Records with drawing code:
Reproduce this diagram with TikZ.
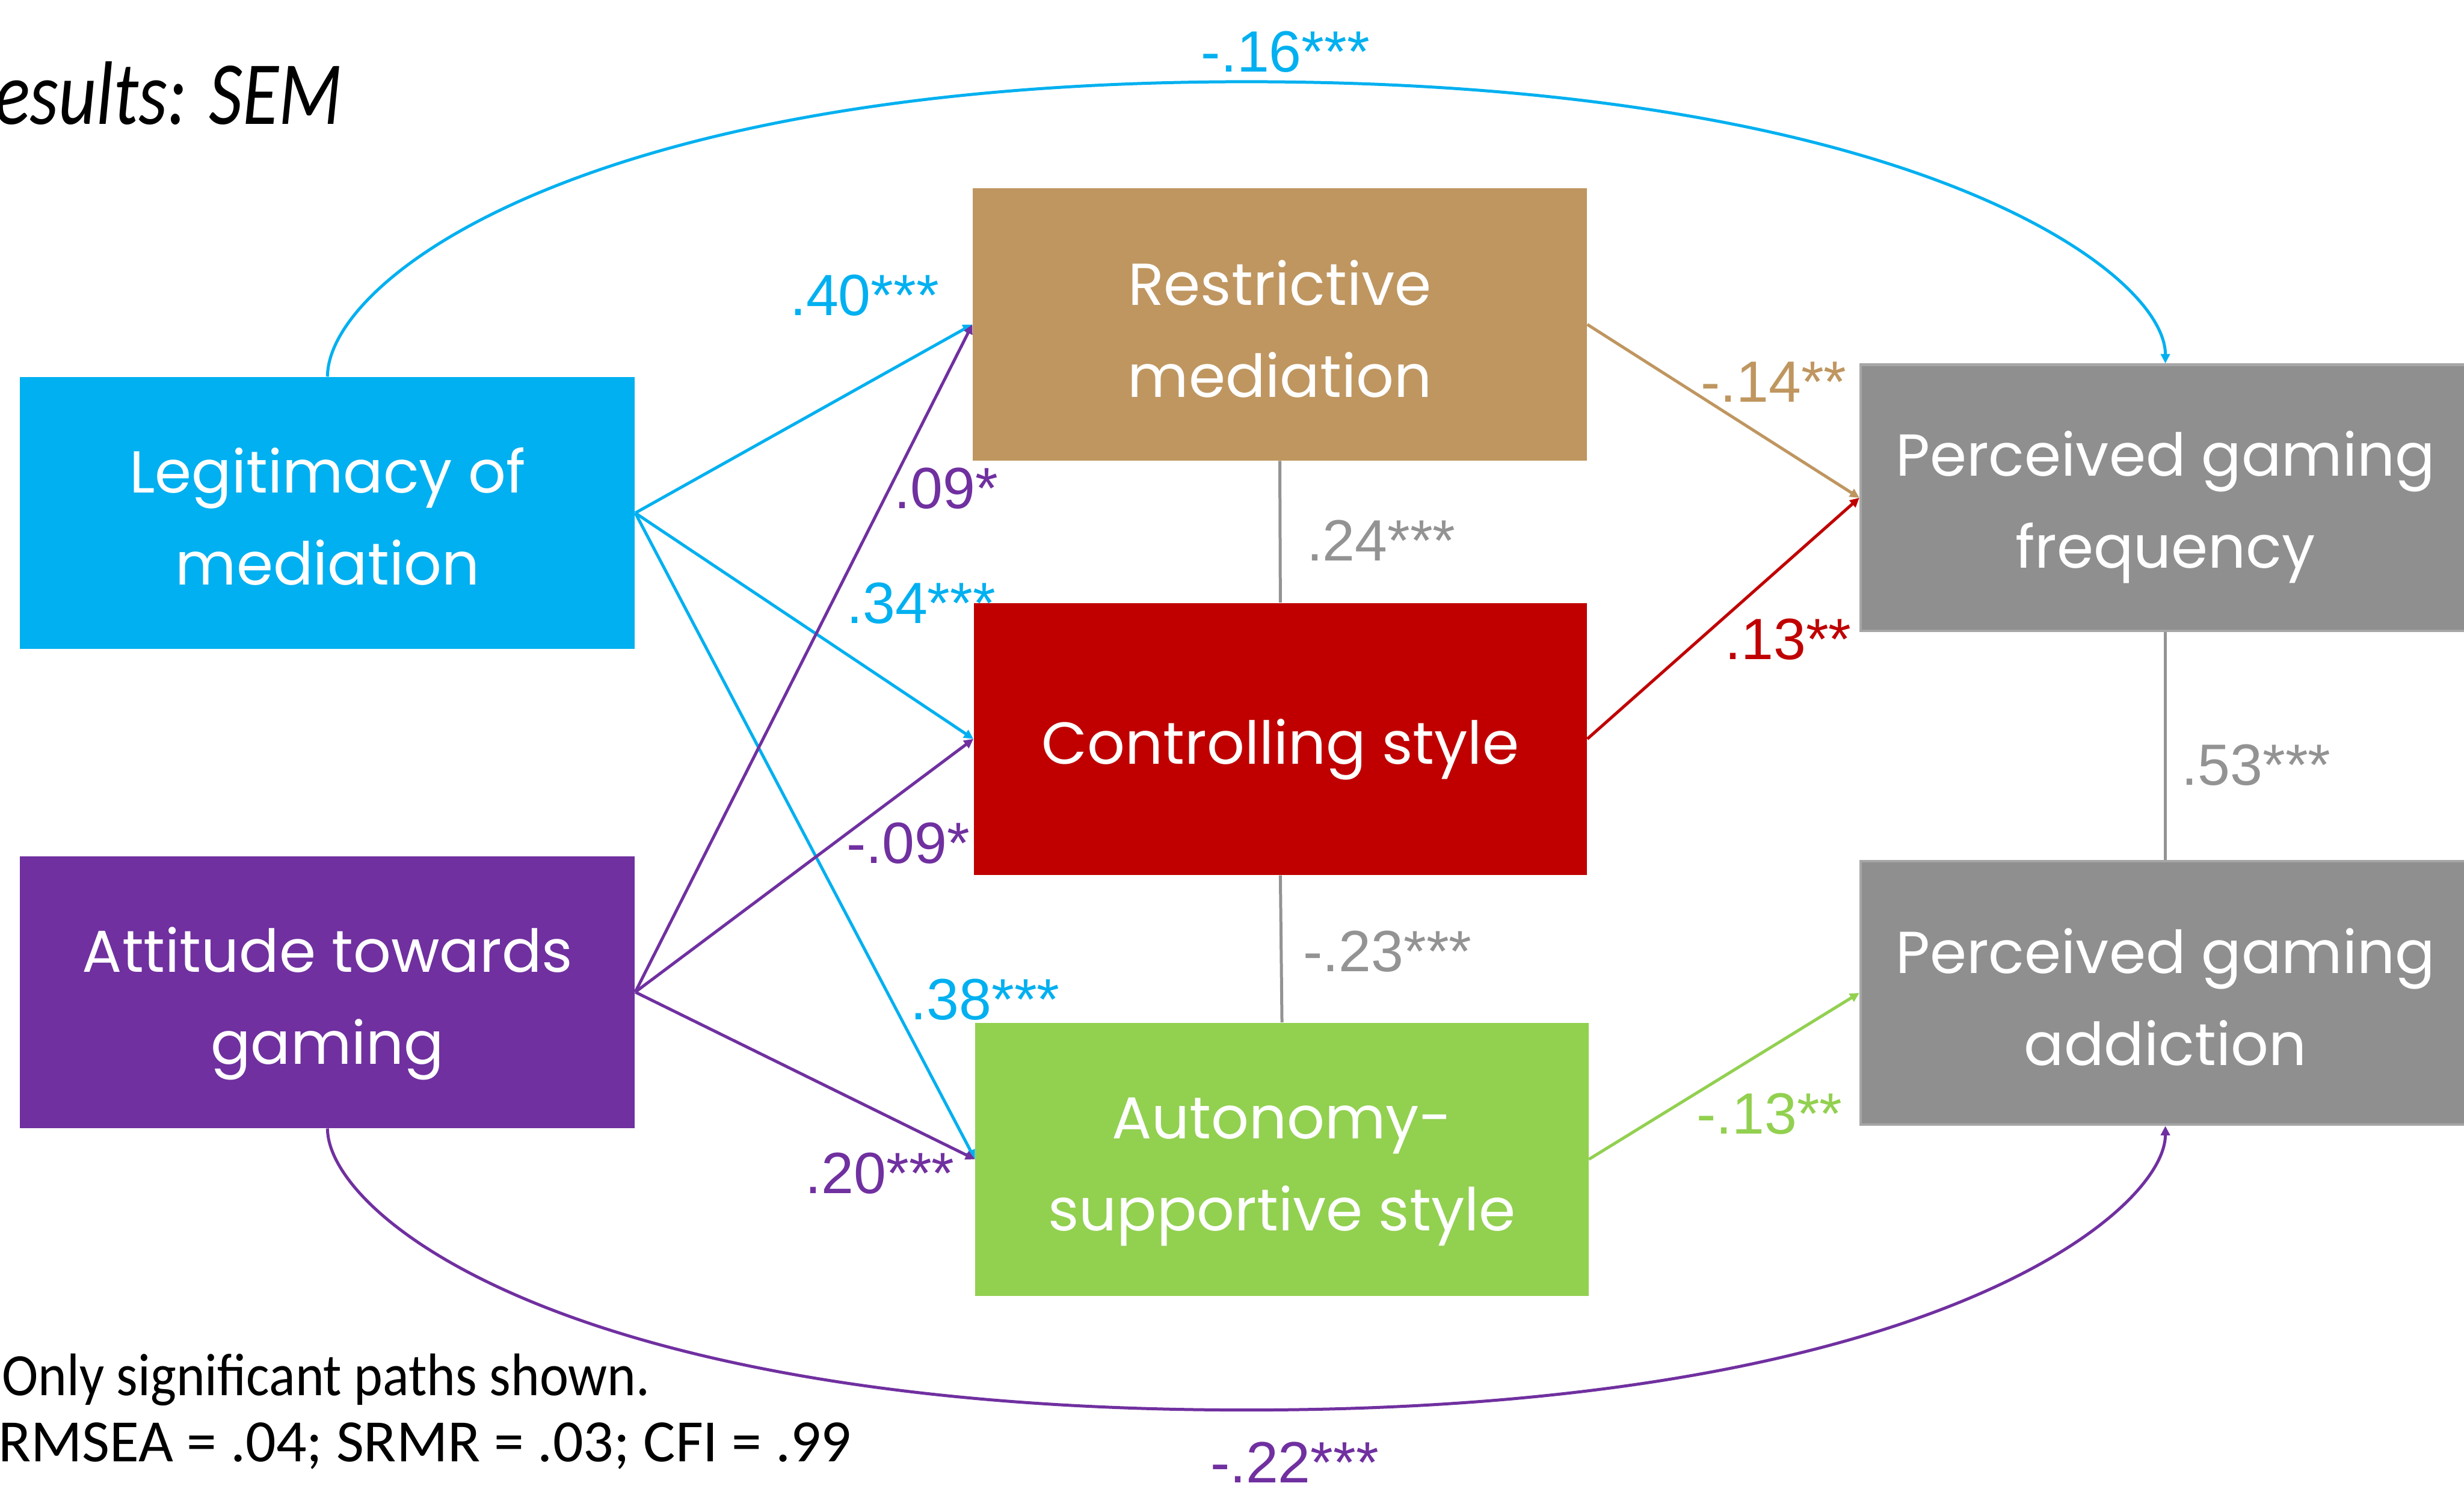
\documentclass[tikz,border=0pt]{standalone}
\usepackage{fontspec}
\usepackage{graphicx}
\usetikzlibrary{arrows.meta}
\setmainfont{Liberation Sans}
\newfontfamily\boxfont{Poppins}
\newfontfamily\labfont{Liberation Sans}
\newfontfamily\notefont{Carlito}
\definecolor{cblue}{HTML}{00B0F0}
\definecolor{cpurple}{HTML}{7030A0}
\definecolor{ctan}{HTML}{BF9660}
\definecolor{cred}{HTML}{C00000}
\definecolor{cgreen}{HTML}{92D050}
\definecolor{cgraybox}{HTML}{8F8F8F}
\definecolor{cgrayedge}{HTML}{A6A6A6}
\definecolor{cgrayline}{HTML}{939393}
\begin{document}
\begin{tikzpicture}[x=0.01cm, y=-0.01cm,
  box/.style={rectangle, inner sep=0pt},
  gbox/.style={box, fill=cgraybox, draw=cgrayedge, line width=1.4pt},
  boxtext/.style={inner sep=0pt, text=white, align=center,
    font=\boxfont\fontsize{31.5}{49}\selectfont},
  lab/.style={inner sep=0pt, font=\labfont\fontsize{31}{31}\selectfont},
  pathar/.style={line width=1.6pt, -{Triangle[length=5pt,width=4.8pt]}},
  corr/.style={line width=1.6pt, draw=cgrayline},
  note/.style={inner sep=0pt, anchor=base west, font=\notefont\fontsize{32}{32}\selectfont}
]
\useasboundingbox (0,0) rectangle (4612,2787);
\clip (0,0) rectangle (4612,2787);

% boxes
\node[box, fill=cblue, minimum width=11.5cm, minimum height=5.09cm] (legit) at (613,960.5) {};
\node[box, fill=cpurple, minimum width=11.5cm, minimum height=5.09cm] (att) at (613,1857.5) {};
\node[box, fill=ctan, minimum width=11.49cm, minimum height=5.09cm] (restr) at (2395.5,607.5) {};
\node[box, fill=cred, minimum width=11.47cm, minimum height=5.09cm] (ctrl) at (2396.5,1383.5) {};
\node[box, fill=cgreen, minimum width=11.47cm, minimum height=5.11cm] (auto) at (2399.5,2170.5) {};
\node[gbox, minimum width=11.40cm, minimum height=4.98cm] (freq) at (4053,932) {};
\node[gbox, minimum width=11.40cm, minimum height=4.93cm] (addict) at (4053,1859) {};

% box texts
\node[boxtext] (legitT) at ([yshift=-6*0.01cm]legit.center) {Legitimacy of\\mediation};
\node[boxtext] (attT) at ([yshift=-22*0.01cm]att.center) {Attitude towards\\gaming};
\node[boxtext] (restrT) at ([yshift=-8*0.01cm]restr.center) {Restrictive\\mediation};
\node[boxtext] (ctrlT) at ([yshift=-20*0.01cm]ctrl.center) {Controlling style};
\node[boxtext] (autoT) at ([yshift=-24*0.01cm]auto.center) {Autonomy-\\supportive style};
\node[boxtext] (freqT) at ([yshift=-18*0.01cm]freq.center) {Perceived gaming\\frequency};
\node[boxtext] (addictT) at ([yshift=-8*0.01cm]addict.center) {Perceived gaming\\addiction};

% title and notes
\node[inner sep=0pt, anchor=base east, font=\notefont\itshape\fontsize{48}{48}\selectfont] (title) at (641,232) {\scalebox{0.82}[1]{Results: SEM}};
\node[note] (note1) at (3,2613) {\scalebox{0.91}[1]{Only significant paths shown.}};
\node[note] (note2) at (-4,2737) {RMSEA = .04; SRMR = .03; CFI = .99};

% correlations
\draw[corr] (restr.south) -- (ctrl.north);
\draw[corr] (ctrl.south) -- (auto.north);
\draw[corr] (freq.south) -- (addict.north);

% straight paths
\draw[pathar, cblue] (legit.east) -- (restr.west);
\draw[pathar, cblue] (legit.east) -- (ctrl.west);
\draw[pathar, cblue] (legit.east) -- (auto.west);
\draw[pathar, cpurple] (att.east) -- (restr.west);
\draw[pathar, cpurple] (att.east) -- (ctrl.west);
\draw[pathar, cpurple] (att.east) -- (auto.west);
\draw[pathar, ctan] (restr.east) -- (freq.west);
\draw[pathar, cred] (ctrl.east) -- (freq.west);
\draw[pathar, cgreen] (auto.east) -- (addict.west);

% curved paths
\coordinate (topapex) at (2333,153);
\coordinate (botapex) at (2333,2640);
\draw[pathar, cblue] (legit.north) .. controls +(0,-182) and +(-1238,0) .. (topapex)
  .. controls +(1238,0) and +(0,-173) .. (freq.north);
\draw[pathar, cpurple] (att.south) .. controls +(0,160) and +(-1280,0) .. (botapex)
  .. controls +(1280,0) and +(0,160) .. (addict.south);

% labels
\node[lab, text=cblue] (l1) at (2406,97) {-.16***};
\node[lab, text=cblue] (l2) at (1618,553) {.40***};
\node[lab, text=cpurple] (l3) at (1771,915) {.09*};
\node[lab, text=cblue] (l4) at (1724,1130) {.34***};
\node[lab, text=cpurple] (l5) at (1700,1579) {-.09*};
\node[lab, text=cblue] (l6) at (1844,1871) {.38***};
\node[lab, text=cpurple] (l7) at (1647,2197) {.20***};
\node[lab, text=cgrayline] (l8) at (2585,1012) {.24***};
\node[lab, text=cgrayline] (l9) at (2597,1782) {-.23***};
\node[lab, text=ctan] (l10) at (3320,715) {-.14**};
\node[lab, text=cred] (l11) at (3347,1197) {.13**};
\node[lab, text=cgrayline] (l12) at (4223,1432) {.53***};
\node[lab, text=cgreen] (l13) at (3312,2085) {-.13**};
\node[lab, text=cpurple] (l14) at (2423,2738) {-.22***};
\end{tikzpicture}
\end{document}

...

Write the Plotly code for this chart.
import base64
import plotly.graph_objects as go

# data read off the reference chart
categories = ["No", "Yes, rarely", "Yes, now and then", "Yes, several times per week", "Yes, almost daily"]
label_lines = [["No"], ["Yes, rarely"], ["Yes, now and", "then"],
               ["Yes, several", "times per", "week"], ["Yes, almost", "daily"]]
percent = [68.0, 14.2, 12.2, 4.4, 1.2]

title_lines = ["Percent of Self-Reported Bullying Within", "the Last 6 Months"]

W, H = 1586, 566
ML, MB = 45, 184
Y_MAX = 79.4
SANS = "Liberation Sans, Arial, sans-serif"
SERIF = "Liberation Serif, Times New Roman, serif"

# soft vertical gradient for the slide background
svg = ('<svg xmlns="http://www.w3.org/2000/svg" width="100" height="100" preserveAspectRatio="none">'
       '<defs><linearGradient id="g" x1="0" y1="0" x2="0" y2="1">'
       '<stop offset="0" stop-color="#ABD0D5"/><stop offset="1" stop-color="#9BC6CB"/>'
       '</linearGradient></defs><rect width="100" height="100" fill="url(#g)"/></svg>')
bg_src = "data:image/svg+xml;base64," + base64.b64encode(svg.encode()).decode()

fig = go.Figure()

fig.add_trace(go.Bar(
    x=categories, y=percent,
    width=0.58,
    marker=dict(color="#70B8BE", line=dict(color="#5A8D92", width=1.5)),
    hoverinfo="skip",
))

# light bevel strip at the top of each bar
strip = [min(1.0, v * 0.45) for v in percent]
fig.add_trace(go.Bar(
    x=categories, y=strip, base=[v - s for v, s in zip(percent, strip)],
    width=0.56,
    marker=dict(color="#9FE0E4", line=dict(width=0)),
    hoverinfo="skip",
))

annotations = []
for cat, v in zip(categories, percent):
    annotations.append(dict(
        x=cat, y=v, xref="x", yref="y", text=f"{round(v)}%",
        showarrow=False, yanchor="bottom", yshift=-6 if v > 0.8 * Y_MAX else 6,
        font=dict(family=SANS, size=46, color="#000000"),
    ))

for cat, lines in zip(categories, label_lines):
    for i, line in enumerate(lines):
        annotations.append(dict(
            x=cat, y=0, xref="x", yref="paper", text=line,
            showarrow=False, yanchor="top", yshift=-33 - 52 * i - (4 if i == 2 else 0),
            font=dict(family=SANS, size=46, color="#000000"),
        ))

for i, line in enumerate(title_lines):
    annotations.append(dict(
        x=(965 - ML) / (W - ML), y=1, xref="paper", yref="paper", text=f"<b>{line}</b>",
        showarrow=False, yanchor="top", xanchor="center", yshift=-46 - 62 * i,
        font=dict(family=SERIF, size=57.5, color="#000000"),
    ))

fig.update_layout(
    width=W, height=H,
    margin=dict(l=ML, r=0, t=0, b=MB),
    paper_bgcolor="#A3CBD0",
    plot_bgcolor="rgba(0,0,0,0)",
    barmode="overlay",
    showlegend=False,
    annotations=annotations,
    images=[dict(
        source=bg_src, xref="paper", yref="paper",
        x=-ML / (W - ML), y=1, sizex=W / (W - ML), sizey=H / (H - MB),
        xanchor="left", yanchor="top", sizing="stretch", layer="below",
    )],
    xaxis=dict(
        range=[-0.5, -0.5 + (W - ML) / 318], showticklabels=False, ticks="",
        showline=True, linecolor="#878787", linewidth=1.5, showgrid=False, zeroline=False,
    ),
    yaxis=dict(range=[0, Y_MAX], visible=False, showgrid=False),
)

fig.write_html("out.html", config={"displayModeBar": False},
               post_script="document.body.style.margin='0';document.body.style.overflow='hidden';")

The problem =
Give the number of lines that hold the word "this" in these records, with nothing added.

Answer to the problem =
2